- TASK INSTRUCTIONS -
Print the lines that start the entries and continue through the one holding "const CAT_PCT = 0.728;", please, exactly and with the pictures omitted.

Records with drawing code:
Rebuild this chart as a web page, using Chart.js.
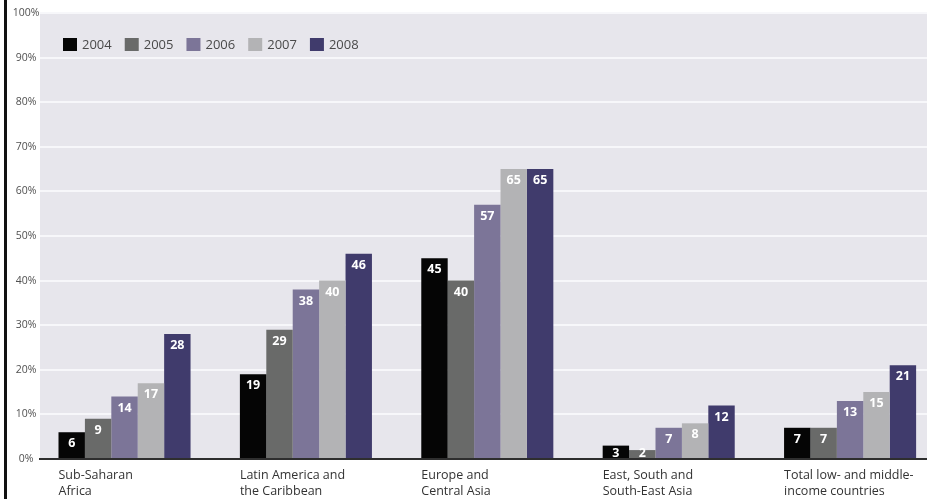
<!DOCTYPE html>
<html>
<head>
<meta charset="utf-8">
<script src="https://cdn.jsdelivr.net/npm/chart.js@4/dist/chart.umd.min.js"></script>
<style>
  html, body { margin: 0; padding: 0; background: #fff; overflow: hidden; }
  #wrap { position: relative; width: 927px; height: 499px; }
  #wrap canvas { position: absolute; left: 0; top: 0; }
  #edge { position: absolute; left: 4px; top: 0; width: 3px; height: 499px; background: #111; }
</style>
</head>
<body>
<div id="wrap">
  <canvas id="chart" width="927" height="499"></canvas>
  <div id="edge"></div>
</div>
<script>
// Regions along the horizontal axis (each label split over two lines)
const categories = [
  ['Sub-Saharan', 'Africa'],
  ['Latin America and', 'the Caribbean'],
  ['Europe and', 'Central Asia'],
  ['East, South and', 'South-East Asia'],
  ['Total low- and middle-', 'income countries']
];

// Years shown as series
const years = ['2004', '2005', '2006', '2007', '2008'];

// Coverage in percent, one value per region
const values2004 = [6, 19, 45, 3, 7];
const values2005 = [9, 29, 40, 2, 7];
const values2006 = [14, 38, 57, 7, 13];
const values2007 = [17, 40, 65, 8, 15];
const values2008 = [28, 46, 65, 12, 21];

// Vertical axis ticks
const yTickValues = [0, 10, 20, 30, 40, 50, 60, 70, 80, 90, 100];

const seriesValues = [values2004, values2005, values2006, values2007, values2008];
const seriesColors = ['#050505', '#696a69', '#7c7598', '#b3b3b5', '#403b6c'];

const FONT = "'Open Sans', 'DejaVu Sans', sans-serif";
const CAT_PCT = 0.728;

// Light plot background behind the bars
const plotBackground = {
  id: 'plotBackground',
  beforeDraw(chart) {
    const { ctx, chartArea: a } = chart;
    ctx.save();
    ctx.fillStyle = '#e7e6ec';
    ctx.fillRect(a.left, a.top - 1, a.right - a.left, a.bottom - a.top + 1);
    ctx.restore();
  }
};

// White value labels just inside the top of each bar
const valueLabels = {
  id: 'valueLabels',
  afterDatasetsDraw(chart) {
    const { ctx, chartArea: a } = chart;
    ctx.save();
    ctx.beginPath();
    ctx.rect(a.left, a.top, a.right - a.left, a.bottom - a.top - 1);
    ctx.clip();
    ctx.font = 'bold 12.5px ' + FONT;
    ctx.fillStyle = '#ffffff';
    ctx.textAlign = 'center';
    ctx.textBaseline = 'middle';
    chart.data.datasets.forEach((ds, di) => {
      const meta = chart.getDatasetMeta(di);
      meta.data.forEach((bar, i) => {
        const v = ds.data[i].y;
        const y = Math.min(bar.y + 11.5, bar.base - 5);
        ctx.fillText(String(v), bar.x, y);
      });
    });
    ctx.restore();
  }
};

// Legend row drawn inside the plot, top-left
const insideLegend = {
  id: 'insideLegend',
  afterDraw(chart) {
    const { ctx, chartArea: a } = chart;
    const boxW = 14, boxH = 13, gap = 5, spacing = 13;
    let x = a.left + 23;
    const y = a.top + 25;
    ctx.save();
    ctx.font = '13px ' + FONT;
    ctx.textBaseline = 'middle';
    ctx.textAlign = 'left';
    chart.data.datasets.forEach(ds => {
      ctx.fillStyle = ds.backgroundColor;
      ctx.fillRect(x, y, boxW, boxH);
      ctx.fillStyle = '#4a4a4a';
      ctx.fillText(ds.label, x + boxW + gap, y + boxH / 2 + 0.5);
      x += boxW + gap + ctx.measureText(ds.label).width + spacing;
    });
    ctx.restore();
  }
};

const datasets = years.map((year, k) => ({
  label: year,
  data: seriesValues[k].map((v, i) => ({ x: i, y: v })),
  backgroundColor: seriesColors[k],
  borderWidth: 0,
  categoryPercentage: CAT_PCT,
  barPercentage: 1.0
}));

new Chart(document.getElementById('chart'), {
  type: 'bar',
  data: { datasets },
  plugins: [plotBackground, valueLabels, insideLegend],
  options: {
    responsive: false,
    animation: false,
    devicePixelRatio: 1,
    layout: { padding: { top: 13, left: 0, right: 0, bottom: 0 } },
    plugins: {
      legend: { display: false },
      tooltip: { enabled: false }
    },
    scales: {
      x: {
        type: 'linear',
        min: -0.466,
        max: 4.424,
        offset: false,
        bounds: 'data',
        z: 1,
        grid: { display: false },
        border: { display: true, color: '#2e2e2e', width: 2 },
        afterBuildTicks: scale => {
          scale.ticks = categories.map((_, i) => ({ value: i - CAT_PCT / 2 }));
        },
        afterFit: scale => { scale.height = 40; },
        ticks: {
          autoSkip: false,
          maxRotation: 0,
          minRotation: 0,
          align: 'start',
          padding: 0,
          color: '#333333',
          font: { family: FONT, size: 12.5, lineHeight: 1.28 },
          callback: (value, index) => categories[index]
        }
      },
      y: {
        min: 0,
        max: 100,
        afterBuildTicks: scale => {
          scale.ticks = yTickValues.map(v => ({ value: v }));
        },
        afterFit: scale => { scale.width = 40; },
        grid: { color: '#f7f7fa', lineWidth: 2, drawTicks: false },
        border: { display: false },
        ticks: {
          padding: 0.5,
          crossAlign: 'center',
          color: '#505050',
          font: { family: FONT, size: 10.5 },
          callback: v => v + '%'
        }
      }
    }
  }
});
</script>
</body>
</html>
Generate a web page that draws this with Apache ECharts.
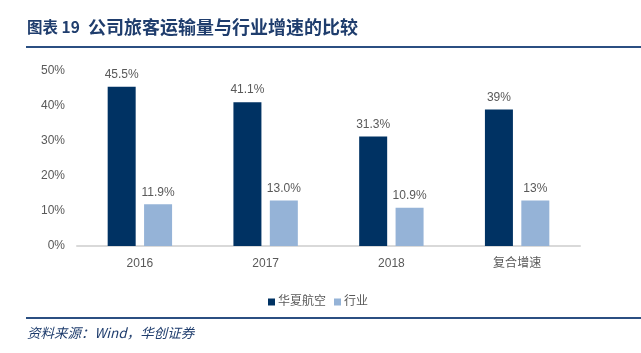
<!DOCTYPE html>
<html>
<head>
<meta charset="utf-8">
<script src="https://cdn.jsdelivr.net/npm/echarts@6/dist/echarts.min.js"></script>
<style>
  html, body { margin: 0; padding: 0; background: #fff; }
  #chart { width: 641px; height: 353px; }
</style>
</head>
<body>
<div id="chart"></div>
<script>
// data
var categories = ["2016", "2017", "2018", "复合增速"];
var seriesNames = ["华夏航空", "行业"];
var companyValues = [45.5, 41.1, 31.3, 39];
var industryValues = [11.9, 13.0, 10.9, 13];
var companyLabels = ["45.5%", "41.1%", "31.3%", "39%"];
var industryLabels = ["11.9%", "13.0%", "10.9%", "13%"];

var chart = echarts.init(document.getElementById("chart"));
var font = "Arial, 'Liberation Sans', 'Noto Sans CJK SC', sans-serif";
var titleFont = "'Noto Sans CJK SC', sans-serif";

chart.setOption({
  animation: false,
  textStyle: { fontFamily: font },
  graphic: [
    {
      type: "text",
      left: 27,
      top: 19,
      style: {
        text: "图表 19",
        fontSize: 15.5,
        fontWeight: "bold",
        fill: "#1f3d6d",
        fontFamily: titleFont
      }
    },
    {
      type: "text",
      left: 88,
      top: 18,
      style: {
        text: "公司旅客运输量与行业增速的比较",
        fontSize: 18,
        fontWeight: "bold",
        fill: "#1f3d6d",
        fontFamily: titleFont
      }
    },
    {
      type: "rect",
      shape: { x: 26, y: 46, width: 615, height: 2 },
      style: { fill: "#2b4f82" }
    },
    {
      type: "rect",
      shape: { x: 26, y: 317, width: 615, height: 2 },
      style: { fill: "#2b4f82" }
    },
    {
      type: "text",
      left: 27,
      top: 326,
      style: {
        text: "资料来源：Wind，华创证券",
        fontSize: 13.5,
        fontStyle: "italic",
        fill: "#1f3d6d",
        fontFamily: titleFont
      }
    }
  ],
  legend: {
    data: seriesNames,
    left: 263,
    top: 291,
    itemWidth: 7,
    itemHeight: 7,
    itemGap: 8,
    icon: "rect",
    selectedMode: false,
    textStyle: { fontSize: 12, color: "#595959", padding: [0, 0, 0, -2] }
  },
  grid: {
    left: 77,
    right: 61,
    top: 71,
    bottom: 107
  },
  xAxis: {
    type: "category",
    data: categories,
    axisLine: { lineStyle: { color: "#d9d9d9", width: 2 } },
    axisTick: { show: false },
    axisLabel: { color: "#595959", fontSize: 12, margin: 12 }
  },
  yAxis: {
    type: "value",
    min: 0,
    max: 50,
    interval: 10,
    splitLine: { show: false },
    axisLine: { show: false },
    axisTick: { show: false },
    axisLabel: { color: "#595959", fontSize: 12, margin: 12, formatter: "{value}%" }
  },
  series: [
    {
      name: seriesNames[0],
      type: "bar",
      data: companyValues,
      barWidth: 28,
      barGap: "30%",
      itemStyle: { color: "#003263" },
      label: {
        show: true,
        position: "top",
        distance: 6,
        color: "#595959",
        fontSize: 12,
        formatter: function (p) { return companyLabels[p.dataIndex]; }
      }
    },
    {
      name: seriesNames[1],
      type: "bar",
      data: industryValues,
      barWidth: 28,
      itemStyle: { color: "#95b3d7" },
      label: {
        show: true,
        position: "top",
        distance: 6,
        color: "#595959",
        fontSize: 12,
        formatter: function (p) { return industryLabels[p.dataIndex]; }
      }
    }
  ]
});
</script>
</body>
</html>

- ANSWER TO THIS PROBLEM -
Rebuild this chart as a web page, using Chart.js.
<!DOCTYPE html>
<html>
<head>
<meta charset="utf-8">
<script src="https://cdn.jsdelivr.net/npm/chart.js@4/dist/chart.umd.min.js"></script>
<style>
  html, body { margin: 0; padding: 0; background: #fff; overflow: hidden; }
  #wrap { position: relative; width: 927px; height: 499px; }
  #wrap canvas { position: absolute; left: 0; top: 0; }
  #edge { position: absolute; left: 4px; top: 0; width: 3px; height: 499px; background: #111; }
</style>
</head>
<body>
<div id="wrap">
  <canvas id="chart" width="927" height="499"></canvas>
  <div id="edge"></div>
</div>
<script>
// Regions along the horizontal axis (each label split over two lines)
const categories = [
  ['Sub-Saharan', 'Africa'],
  ['Latin America and', 'the Caribbean'],
  ['Europe and', 'Central Asia'],
  ['East, South and', 'South-East Asia'],
  ['Total low- and middle-', 'income countries']
];

// Years shown as series
const years = ['2004', '2005', '2006', '2007', '2008'];

// Coverage in percent, one value per region
const values2004 = [6, 19, 45, 3, 7];
const values2005 = [9, 29, 40, 2, 7];
const values2006 = [14, 38, 57, 7, 13];
const values2007 = [17, 40, 65, 8, 15];
const values2008 = [28, 46, 65, 12, 21];

// Vertical axis ticks
const yTickValues = [0, 10, 20, 30, 40, 50, 60, 70, 80, 90, 100];

const seriesValues = [values2004, values2005, values2006, values2007, values2008];
const seriesColors = ['#050505', '#696a69', '#7c7598', '#b3b3b5', '#403b6c'];

const FONT = "'Open Sans', 'DejaVu Sans', sans-serif";
const CAT_PCT = 0.728;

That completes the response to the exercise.